Fernando Bosque - CEO
Let me add something. It's Fernando, the CEO of the Company. Of course next year we will see increases in the commercial side of this airport, mainly in the first and the second quarter. But also to consider that the use of this terminal will be gradually increased beginning November 1st of the coming year. But not full -- all the airlines will use this facility during the beginning. So gradually we will see in our financial the increase.

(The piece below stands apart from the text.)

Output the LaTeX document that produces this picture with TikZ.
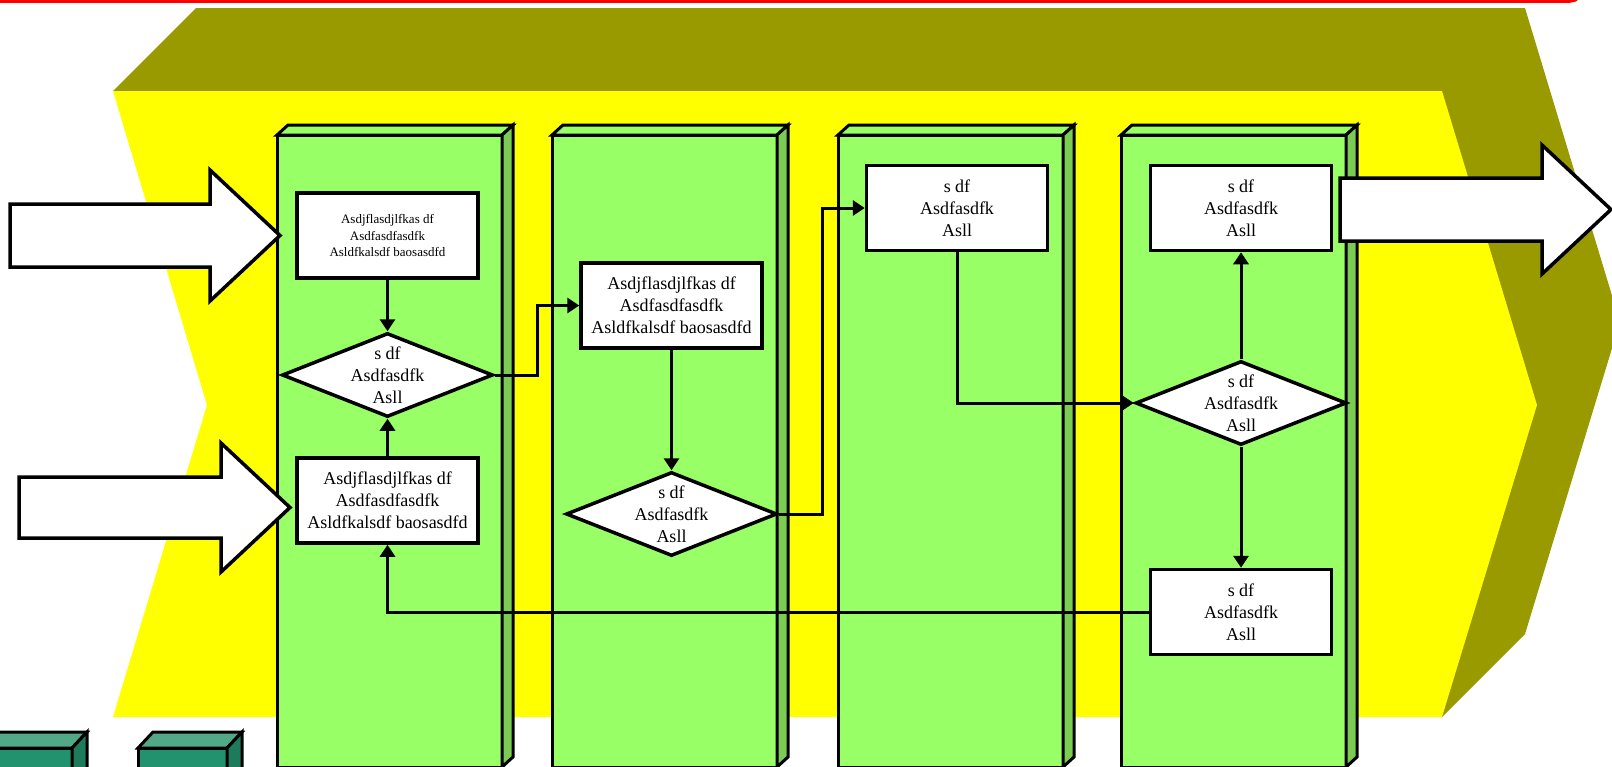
\documentclass[tikz,border=0pt]{standalone}
\usepackage{fontspec}
\setmainfont{Liberation Serif}
\usetikzlibrary{shapes.geometric,arrows.meta}

\definecolor{olivefill}{RGB}{153,153,0}
\definecolor{laneyellow}{RGB}{255,255,0}
\definecolor{colfront}{RGB}{153,255,102}
\definecolor{colside}{RGB}{122,204,82}
\definecolor{cubefront}{RGB}{34,146,110}
\definecolor{cubetop}{RGB}{82,169,135}
\definecolor{cubeside}{RGB}{29,122,91}

\tikzset{
  colface/.style={draw=black, line width=3pt},
  cubeface/.style={draw=black, line width=3pt},
  blockarrow/.style={draw=black, fill=white, line width=3.5pt},
  stepbox/.style={draw=black, fill=white, line width=3.5pt, rectangle,
    minimum width=181pt, minimum height=85pt, inner sep=0pt,
    align=center, font=\fontsize{18}{22}\selectfont},
  smallbox/.style={stepbox, font=\fontsize{13}{16.5}\selectfont},
  decision/.style={draw=black, fill=white, line width=3.5pt, diamond,
    minimum width=211pt, minimum height=84pt, inner sep=0pt},
  decisiontext/.style={align=center, inner sep=0pt,
    font=\fontsize{18}{22}\selectfont},
  flow/.style={draw=black, line width=3pt,
    -{Triangle[length=12pt,width=15pt]}}
}

\begin{document}
\begin{tikzpicture}[x=1pt,y=-1pt]
\useasboundingbox (0,0) rectangle (1612,766);
\clip (0,0) rectangle (1612,766);

% red frame edge along the top
\draw[red, line width=3.5pt, rounded corners=12pt] (-20,-60) rectangle (1582,1);

% extruded chevron: back (olive) and front (yellow)
\fill[olivefill] (113,91) -- (196,8) -- (1525,8) -- (1620,322) -- (1525,634) -- (1442,717) -- cycle;
\fill[laneyellow] (113,91) -- (1442,91) -- (1537,405) -- (1442,717) -- (113,717) -- (207,405) -- cycle;

% green 3D columns
\foreach \cx in {277,552,838,1121} {
  \filldraw[colface, fill=colfront] (\cx,135) rectangle (\cx+225,767);
  \filldraw[colface, fill=colfront] (\cx,135) -- (\cx+11,125) -- (\cx+236,125) -- (\cx+225,135) -- cycle;
  \filldraw[colface, fill=colside] (\cx+225,135) -- (\cx+236,125) -- (\cx+236,757) -- (\cx+225,767) -- cycle;
}

% small teal cubes at the bottom left
\foreach \fx in {-17,138} {
  \filldraw[cubeface, fill=cubefront] (\fx,748) rectangle (\fx+89,800);
  \filldraw[cubeface, fill=cubetop] (\fx,748) -- (\fx+15,732) -- (\fx+104,732) -- (\fx+89,748) -- cycle;
  \filldraw[cubeface, fill=cubeside] (\fx+89,748) -- (\fx+104,732) -- (\fx+104,784) -- (\fx+89,800) -- cycle;
}

% white block arrows (inputs and output)
\filldraw[blockarrow] (10,204) -- (210,204) -- (210,170) -- (280,235.5) -- (210,301) -- (210,267) -- (10,267) -- cycle;
\filldraw[blockarrow] (19,477) -- (221,477) -- (221,443) -- (290,507.5) -- (221,572) -- (221,538) -- (19,538) -- cycle;
\filldraw[blockarrow] (1340,178) -- (1542,178) -- (1542,145) -- (1611,209.5) -- (1542,274) -- (1542,241) -- (1340,241) -- cycle;

% process boxes
\node[smallbox] (b1) at (387.5,235.5) {Asdjflasdjlfkas df\\Asdfasdfasdfk\\Asldfkalsdf baosasdfd};
\node[decision] (d1) at (387.5,375) {};
\node[decisiontext] (d1t) at (d1.center) {s df\\Asdfasdfk\\Asll};
\node[stepbox] (b2) at (387.5,500.5) {Asdjflasdjlfkas df\\Asdfasdfasdfk\\Asldfkalsdf baosasdfd};

\node[stepbox] (b3) at (671.5,305.5) {Asdjflasdjlfkas df\\Asdfasdfasdfk\\Asldfkalsdf baosasdfd};
\node[decision] (d2) at (671.5,514) {};
\node[decisiontext] (d2t) at (d2.center) {s df\\Asdfasdfk\\Asll};

\node[stepbox] (b4) at (957,208) {s df\\Asdfasdfk\\Asll};

\node[stepbox] (b5) at (1241,208) {s df\\Asdfasdfk\\Asll};
\node[decision] (d3) at (1241,403) {};
\node[decisiontext] (d3t) at (d3.center) {s df\\Asdfasdfk\\Asll};
\node[stepbox] (b6) at (1241,612) {s df\\Asdfasdfk\\Asll};

% bend points
\coordinate (j1) at (537,375);
\coordinate (j2) at (822,514);

% connectors
\draw[flow] (b1.south) -- (d1.north);
\draw[flow] (b2.north) -- (d1.south);
\draw[flow] (d1.east) -- (j1) |- (b3.west);
\draw[flow] (b3.south) -- (d2.north);
\draw[flow] (d2.east) -- (j2) |- (b4.west);
\draw[flow] (b4.south) |- (d3.west);
\draw[flow] (d3.north) -- (b5.south);
\draw[flow] (d3.south) -- (b6.north);
\draw[flow] (b6.west) -| (b2.south);
\end{tikzpicture}
\end{document}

And of course in the third quarter of the next year will be practically not important increase because the application of these upfront fees received during the September. So I think we need to wait until the last quarter of the next year to see exactly how is the dimension of the increase in the commercial revenues in this terminal, because at this time we will see full operation of this terminal and also without the composition of the upfront fee.
Eduardo Couto - Analyst
Okay. And just a final question. When I looked at the guidance for non-aeronautical revenues, it's 14% to 16% growth and you are doing 26% year-to-date. So this lower guidance is mostly because of the fourth quarter, you are not going to have this -- the one-off charge, right, so probably the non-aeronautical revenues will not grow that much in the fourth year-on-year, that's the view?
Rodrigo Guzman - CFO
That's right. That's totally right.
Eduardo Couto - Analyst
Okay. Thank you, guys.
Operator
(Operator Instructions). There are currently no further questions in the queue. I would now like to turn the conference back over to Mr. Bosque for closing remarks.
Fernando Bosque - CEO
Thank you all for your interest in GAP. We look forward to speaking with you again soon. Have a good day.
Operator
Thank you, ladies and gentlemen. This concludes today's teleconference. You may now disconnect.